The policy board's selection process is one of the TPA's targets. Player directors are elected by the Tour's voting members (anyone who has played in 15 events the previous season), but candidates reach the ballot only after serving for at least a year on the 16-man player advisory council. Eight of the spots on the council come from a vote of the general membership, while the other eight are handpicked by the four player directors, an incestuous arrangement that explains why the board is often top-heavy with name players instead of the rank and file.

One of the totems of the TPA's proposed reform is to have Tour policy decided by a simple majority vote of the general membership. "They want to vote on everything? That doesn't happen in real life," Jeff Sluman, a former policy board member, said two weeks ago. "That's why we elect representatives to Congress." Sluman is 43rd in the World Ranking, meaning he should qualify for the World Championships, which are reserved for the 64 top-ranked players and have record $5 million purses. The World Championships have become symbolic of the widening gulf between the haves and have-nots on the Tour, and many of the latter are up in arms that the Tour is allowing the bloated World Championships paychecks to count as official money. If this were put to a vote by the general membership, Sluman and the other elite players would be vastly outnumbered.

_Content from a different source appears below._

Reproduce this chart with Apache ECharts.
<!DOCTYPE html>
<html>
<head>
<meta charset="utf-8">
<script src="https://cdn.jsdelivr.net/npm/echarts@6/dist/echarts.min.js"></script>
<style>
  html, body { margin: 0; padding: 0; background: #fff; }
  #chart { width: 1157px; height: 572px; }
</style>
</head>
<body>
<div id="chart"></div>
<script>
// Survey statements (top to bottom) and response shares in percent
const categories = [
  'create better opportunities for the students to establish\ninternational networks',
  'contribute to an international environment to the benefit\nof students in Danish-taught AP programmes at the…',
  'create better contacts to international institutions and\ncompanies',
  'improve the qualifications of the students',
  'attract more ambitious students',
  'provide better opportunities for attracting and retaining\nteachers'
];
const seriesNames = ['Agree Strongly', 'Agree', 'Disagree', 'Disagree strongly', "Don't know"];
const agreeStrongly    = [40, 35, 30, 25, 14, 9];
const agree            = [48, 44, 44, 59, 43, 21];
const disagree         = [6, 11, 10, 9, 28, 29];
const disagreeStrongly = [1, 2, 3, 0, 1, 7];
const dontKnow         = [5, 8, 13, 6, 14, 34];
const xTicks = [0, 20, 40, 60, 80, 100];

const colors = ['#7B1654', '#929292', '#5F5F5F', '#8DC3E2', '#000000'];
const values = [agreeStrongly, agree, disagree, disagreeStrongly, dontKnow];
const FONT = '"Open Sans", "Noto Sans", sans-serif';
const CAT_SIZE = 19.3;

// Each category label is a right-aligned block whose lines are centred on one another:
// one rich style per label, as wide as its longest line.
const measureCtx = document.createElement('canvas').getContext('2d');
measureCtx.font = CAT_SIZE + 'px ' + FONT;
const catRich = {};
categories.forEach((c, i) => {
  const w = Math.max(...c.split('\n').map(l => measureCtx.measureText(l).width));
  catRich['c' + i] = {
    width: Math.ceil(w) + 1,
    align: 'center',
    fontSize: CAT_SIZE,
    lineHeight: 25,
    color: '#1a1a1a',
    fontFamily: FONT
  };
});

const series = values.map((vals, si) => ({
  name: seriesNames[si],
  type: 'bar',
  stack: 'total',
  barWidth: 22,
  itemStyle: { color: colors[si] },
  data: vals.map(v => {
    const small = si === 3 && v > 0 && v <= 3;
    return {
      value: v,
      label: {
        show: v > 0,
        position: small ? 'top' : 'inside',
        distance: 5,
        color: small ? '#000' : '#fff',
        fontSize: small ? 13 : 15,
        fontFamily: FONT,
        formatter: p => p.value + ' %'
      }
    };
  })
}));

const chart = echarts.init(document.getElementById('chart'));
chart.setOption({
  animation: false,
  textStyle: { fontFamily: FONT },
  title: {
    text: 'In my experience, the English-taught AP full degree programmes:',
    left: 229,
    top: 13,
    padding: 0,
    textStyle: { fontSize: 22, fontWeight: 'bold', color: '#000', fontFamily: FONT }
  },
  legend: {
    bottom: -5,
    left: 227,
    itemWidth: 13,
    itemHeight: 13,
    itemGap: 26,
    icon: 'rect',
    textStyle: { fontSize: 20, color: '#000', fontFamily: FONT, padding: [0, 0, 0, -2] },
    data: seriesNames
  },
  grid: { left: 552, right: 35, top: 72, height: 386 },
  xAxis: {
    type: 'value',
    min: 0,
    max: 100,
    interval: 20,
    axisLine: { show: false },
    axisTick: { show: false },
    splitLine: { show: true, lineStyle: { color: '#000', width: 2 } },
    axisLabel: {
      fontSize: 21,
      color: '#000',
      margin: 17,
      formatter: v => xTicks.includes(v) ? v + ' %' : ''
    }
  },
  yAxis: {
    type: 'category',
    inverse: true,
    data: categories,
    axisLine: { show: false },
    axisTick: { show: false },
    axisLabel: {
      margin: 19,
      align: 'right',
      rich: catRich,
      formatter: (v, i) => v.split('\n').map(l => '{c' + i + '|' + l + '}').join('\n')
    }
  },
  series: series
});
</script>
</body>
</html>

The economic stratification on Tour has also been reflected in the debate about whether players should be paid a nominal, per-tournament expense stipend, a rallying point on the TPA's agenda. For the well-heeled, an extra two or three grand a week is inconsequential, so they can afford to be ideological purists. "The PGA Tour is the ultimate form of capitalism, and paying people to miss the cut is a socialist idea," says Paul Azinger, 12th on the career money list.

Edwards sees it differently. "If Steve Kerr played in the first half of a basketball game but not the second, you wouldn't say he deserves nothing, would you?" he asks.

It was this question of expense compensation that pulled the trigger on the formation of the TPA. Edwards, a five-time winner from 1977 to '85, quit playing full time in 1988 and has since formed Royal Precision, Inc. (NASDAQ symbol: RIFL). Last season, at 46, Edwards returned to begin getting his game in shape for the Senior tour, and he was struck by the level of disaffection among the players. Over the next year he had talks with dozens of them, and on at least three occasions he spoke with Finchem. During one of those conversations, Edwards raised the possibility of an expense stipend, and by his account Finchem said that the vast majority of the players opposed it. This contradicted everything Edwards had heard, so he drafted a questionnaire and about 80 players responded. According to Edwards, 95% were in favor of expense compensation, but the answers to two other questions "were kind of shocking," he says. Asked if "the current system of player representation has been open and responsive to player ideas, and [whether] this system has produced trust and confidence," Edwards says about 80% responded no. To the question, "Do you believe that an independent players' association with professional leadership would be more likely to be productive in achieving these concerns," he says that between 85% and 90% said yes.

Edwards took his data to Larry Rinker, a friend who in 1993 had met with considerable resistance when he tried to hire an attorney to act as a liaison between the players and the Tour. Edwards and Rinker then contacted a lawyer, Leonard Decof. A soft-spoken resident of Providence, Decof has been public enemy number 1 in the eyes of the Tour ever since representing Karsten Manufacturing against it in the so-called square-grooves case of the early '90s. Experts viewed the eventual settlement of that case as a decisive victory for Karsten.